A lot of folks think that snow begins as rain that freezes on its way down and turns into snow. It’s usually the other way around, with rain beginning as snow, which melts as it falls.
Snowflakes are formed by ice crystals that have a hexagonal pattern, often beautifully intricate. The size and shape of the crystals depends mainly on the temperature and the amount of moisture present when they develop. Large, fluffy snowflakes form under relatively warm and moist conditions, while small, compact flakes form in colder, drier air. One large snowflake can have up to 100 crystals.
It is said that no two snowflakes are alike, but in an average snowstorm an estimated thousand billion snowflakes (that’s a one with 12 zeros) fall. Mathematically, the odds favor duplication. It takes more than one million crystals to cover two square feet of ground with 10 inches of snow. Multiply that by the 23% of the Earth’s land surface that is covered by snow each winter and somewhere in that vast number there must be two look-alikes.
Our local average annual snowfall is around 13 inches, but lately we just aren’t getting much. Blizzards are rare, but memorable. I still remember back in 1994 standing 15 feet from the house and not able see it for the snow, which was falling sideways. What made the scene even more eerie was it was thundering…amazing.
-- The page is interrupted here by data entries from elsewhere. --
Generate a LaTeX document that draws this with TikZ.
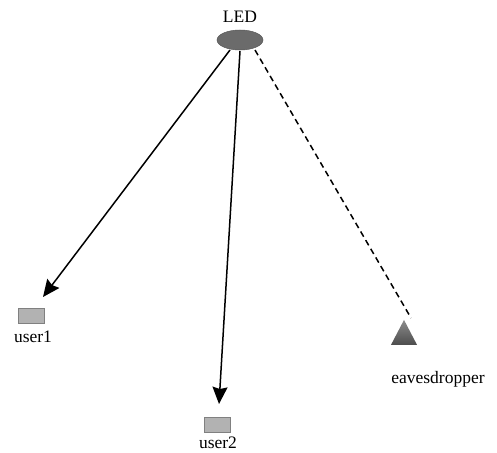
\documentclass[tikz,border=0pt]{standalone}
\usepackage{fontspec}
\setmainfont{Liberation Serif}
\usetikzlibrary{arrows.meta,shapes.geometric}
\begin{document}
\begin{tikzpicture}[x=1pt,y=-1pt,
  lbl/.style={font=\fontsize{17.5}{19}\selectfont, inner sep=0pt},
  ledshape/.style={ellipse, minimum width=46pt, minimum height=20pt, inner sep=0pt,
    fill=black!58, draw=black!65, line width=0.5pt},
  userbox/.style={rectangle, minimum width=26pt, minimum height=15pt, inner sep=0pt,
    fill=black!30, draw=black!50, line width=0.8pt},
  evetri/.style={isosceles triangle, isosceles triangle apex angle=55, shape border rotate=90,
    minimum height=25pt, inner sep=0pt, top color=black!45, bottom color=black!70},
  link/.style={line width=1.5pt, -{Stealth[length=17pt,width=15pt,inset=2pt]}},
  leak/.style={line width=1.5pt, dash pattern=on 6pt off 4pt}
]
\useasboundingbox (0,0) rectangle (497,452);

% transmitter
\node[ledshape] (led) at (240,40) {};
\node[lbl] (ledlabel) at (240,17) {LED};

% legitimate receivers
\node[userbox] (u1) at (31,315.5) {};
\node[lbl] (u1label) at (33,337) {user1};
\node[userbox] (u2) at (217.5,424.5) {};
\node[lbl] (u2label) at (218,443) {user2};

% eavesdropper
\node[evetri] (eve) at (404,337) {};
\node[lbl] (evelabel) at (438,379) {eavesdropper};

% links
\coordinate (s1) at (230,50);
\coordinate (s2) at (240,51);
\coordinate (s3) at (255,50);
\coordinate (t1) at (43,297);
\coordinate (t2) at (219,404);
\coordinate (t3) at (411,318);
\draw[link] (s1) -- (t1);
\draw[link] (s2) -- (t2);
\draw[leak] (s3) -- (t3);
\end{tikzpicture}
\end{document}
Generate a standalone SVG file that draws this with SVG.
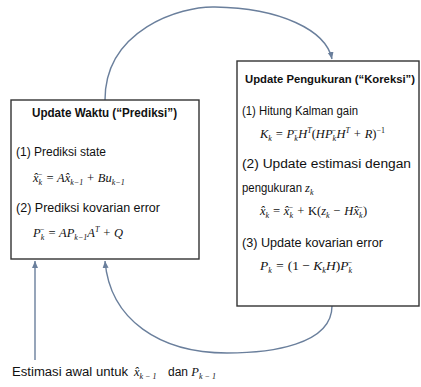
<svg xmlns="http://www.w3.org/2000/svg" width="421" height="387" viewBox="0 0 421 387">
<defs>
<marker id="ah" markerUnits="userSpaceOnUse" markerWidth="8" markerHeight="8" viewBox="0 0 8 8" refX="7" refY="4" orient="auto">
<path d="M0,1 L7,4 L0,7 Z" fill="#6a7f9c"/>
</marker>
<style>
.box{fill:#fff;stroke:#333;stroke-width:1.4}
.t{font-family:"Liberation Sans",Arial,sans-serif;font-size:12px;fill:#111}
.b{font-weight:bold}
.m{font-family:"Liberation Serif","Times New Roman",serif;font-style:italic;font-size:12.5px;fill:#111}
.u{font-style:normal}
.s{font-size:8px}
.c{fill:none;stroke:#6a7f9c;stroke-width:1.4}
</style>
</defs>
<rect width="421" height="387" fill="#fff"/>
<g id="connectors">
<path class="c" d="M105,100 C105,30 180,6 215,7 C280,8 326,30 332,59" marker-end="url(#ah)"/>
<path class="c" d="M332,306 C332,345 270,353 227,353 C160,353 110,320 105,261" marker-end="url(#ah)"/>
<path class="c" d="M35,360 L35,261" marker-end="url(#ah)"/>
</g>
<g id="node-prediksi">
<rect class="box" x="11" y="100" width="188" height="159"/>
<text class="t b" x="104.5" y="117" text-anchor="middle" textLength="145" lengthAdjust="spacingAndGlyphs">Update Waktu (“Prediksi”)</text>
<text class="t" x="16" y="156" textLength="90" lengthAdjust="spacingAndGlyphs">(1) Prediksi state</text>
<text class="m" x="33" y="182">x̂<tspan class="s" dy="3">k</tspan><tspan class="s" dx="-5" dy="-8">−</tspan><tspan dy="5"> = A</tspan>x̂<tspan class="s" dy="3">k−1</tspan><tspan dy="-3"> + Bu</tspan><tspan class="s" dy="3">k−1</tspan></text>
<text class="t" x="16" y="212" textLength="144" lengthAdjust="spacingAndGlyphs">(2) Prediksi kovarian error</text>
<text class="m" x="33" y="237">P<tspan class="s" dy="3">k</tspan><tspan class="s" dx="-5" dy="-8">−</tspan><tspan dy="5"> = AP</tspan><tspan class="s" dy="3">k−1</tspan><tspan dy="-3">A</tspan><tspan class="s" dy="-5">T</tspan><tspan dy="5"> + Q</tspan></text>
</g>
<g id="node-koreksi">
<rect class="box" x="237" y="61" width="182" height="245"/>
<text class="t b" x="245" y="83" style="font-size:11px" textLength="170" lengthAdjust="spacingAndGlyphs">Update Pengukuran (“Koreksi”)</text>
<text class="t" x="242" y="115" textLength="116" lengthAdjust="spacingAndGlyphs">(1) Hitung Kalman gain</text>
<text class="m" x="260" y="138">K<tspan class="s" dy="3">k</tspan><tspan dy="-3"> = P</tspan><tspan class="s" dy="3">k</tspan><tspan class="s" dx="-5" dy="-8">−</tspan><tspan dy="5">H</tspan><tspan class="s" dy="-5">T</tspan><tspan class="u" dy="5">(</tspan>HP<tspan class="s" dy="3">k</tspan><tspan class="s" dx="-5" dy="-8">−</tspan><tspan dy="5">H</tspan><tspan class="s" dy="-5">T</tspan><tspan dy="5"> + R</tspan><tspan class="u">)</tspan><tspan class="s u" dy="-5">−1</tspan></text>
<text class="t" x="242" y="168" textLength="169" lengthAdjust="spacingAndGlyphs">(2) Update estimasi dengan</text>
<text class="t" x="242" y="192"><tspan textLength="60" lengthAdjust="spacingAndGlyphs">pengukuran</tspan><tspan class="m" x="305">z</tspan><tspan class="m s" dy="3">k</tspan></text>
<text class="m" x="260" y="215">x̂<tspan class="s" dy="3">k</tspan><tspan dy="-3"> = </tspan>x̂<tspan class="s" dy="3">k</tspan><tspan class="s" dx="-5" dy="-8">−</tspan><tspan dy="5"> + </tspan><tspan class="u">K(</tspan>z<tspan class="s" dy="3">k</tspan><tspan dy="-3"> − H</tspan>x̂<tspan class="s" dy="3">k</tspan><tspan class="s" dx="-5" dy="-8">−</tspan><tspan class="u" dy="5">)</tspan></text>
<text class="t" x="242" y="247" textLength="141" lengthAdjust="spacingAndGlyphs">(3) Update kovarian error</text>
<text class="m" x="260" y="270" style="font-size:13.5px">P<tspan class="s" dy="3">k</tspan><tspan dy="-3"> = </tspan><tspan class="u">(1 − </tspan>K<tspan class="s" dy="3">k</tspan><tspan dy="-3">H</tspan><tspan class="u">)</tspan>P<tspan class="s" dy="3">k</tspan><tspan class="s" dx="-5" dy="-8">−</tspan></text>
</g>
<g id="label-awal">
<text class="t" x="12" y="376"><tspan textLength="116" lengthAdjust="spacingAndGlyphs">Estimasi awal untuk</tspan><tspan class="m" x="134">x̂</tspan><tspan class="m s" dy="3">k − 1</tspan><tspan x="168" dy="-3">dan </tspan><tspan class="m">P</tspan><tspan class="m s" dy="3">k − 1</tspan></text>
</g>
</svg>
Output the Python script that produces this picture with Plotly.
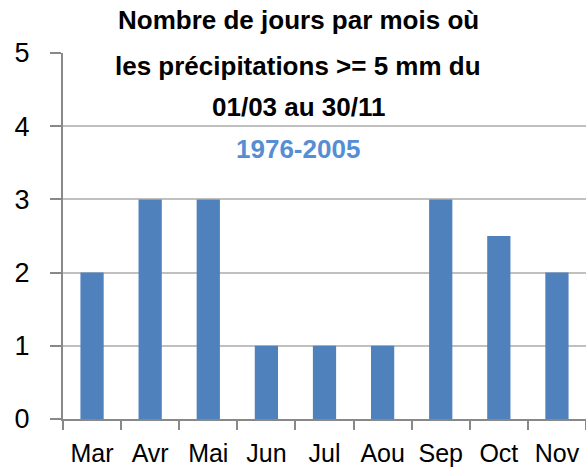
import plotly.graph_objects as go

# Monthly counts of days with precipitation >= 5 mm (1976-2005)
months = ["Mar", "Avr", "Mai", "Jun", "Jul", "Aou", "Sep", "Oct", "Nov"]
days = [2, 3, 3, 1, 1, 1, 3, 2.5, 2]

title_lines = [
    "Nombre de jours par mois où",
    "les précipitations >= 5 mm du",
    "01/03 au 30/11",
]
subtitle = "1976-2005"

W, H = 586, 473
ML, MR, MT, MB = 63, 0, 53, 54
plot_h = H - MT - MB


def paper_y(px):
    return (H - MB - px) / plot_h


def paper_x(px):
    return (px - ML) / (W - ML - MR)


fig = go.Figure(
    go.Bar(
        x=months,
        y=days,
        marker=dict(color="#4F81BD", line=dict(width=0)),
    )
)

font_family = "Liberation Sans, Open Sans, sans-serif"

annotations = []
for text, py in zip(title_lines, [20, 66, 107]):
    annotations.append(
        dict(
            text=f"<b>{text}</b>",
            x=paper_x(298), y=paper_y(py), xref="paper", yref="paper",
            xanchor="center", yanchor="middle", showarrow=False,
            font=dict(family=font_family, size=26, color="#000000"),
        )
    )
annotations.append(
    dict(
        text=f"<b>{subtitle}</b>",
        x=paper_x(298), y=paper_y(149), xref="paper", yref="paper",
        xanchor="center", yanchor="middle", showarrow=False,
        font=dict(family=font_family, size=26, color="#558ED5"),
    )
)

fig.update_layout(
    width=W, height=H,
    margin=dict(l=ML, r=MR, t=MT, b=MB),
    paper_bgcolor="white", plot_bgcolor="white",
    bargap=0.6,
    showlegend=False,
    font=dict(family=font_family, size=22, color="#000000"),
    annotations=annotations,
    xaxis=dict(
        type="category",
        showline=True, linecolor="#888888", linewidth=2,
        ticks="outside", ticklen=9, tickcolor="#888888", tickwidth=2,
        tickson="boundaries",
        showgrid=False,
        tickfont=dict(size=25),
        ticklabelstandoff=11,
    ),
    yaxis=dict(
        range=[0, 5], dtick=1,
        showline=True, linecolor="#888888", linewidth=2,
        ticks="outside", ticklen=11, tickcolor="#888888", tickwidth=2,
        showgrid=True, gridcolor="#C0C0C0", gridwidth=2,
        zeroline=False,
        tickfont=dict(size=27),
        ticklabelstandoff=15,
    ),
)

fig.write_html("out.html")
The worst snow we ever had doesn’t touch the record snowfall from a single storm that occurred in 1959, where a 7-day blizzard covered the Mount Shasta area of northern California with 189 inches (15 feet) of snow.
If we do get some snow this winter, you might want to try your hand at making snow cream. Mix in a bowl 1/2 cup of sugar, 1/2 cup of milk, cream, or evaporated milk, and a teaspoon of vanilla. Stir in enough clean snow until it has the right consistency. When snow does come, try not to be too humbug about it. Let the kid inside come out for a little while and go start a snowball fight with somebody. And don’t forget that moonlit walk. It’s worth the cold.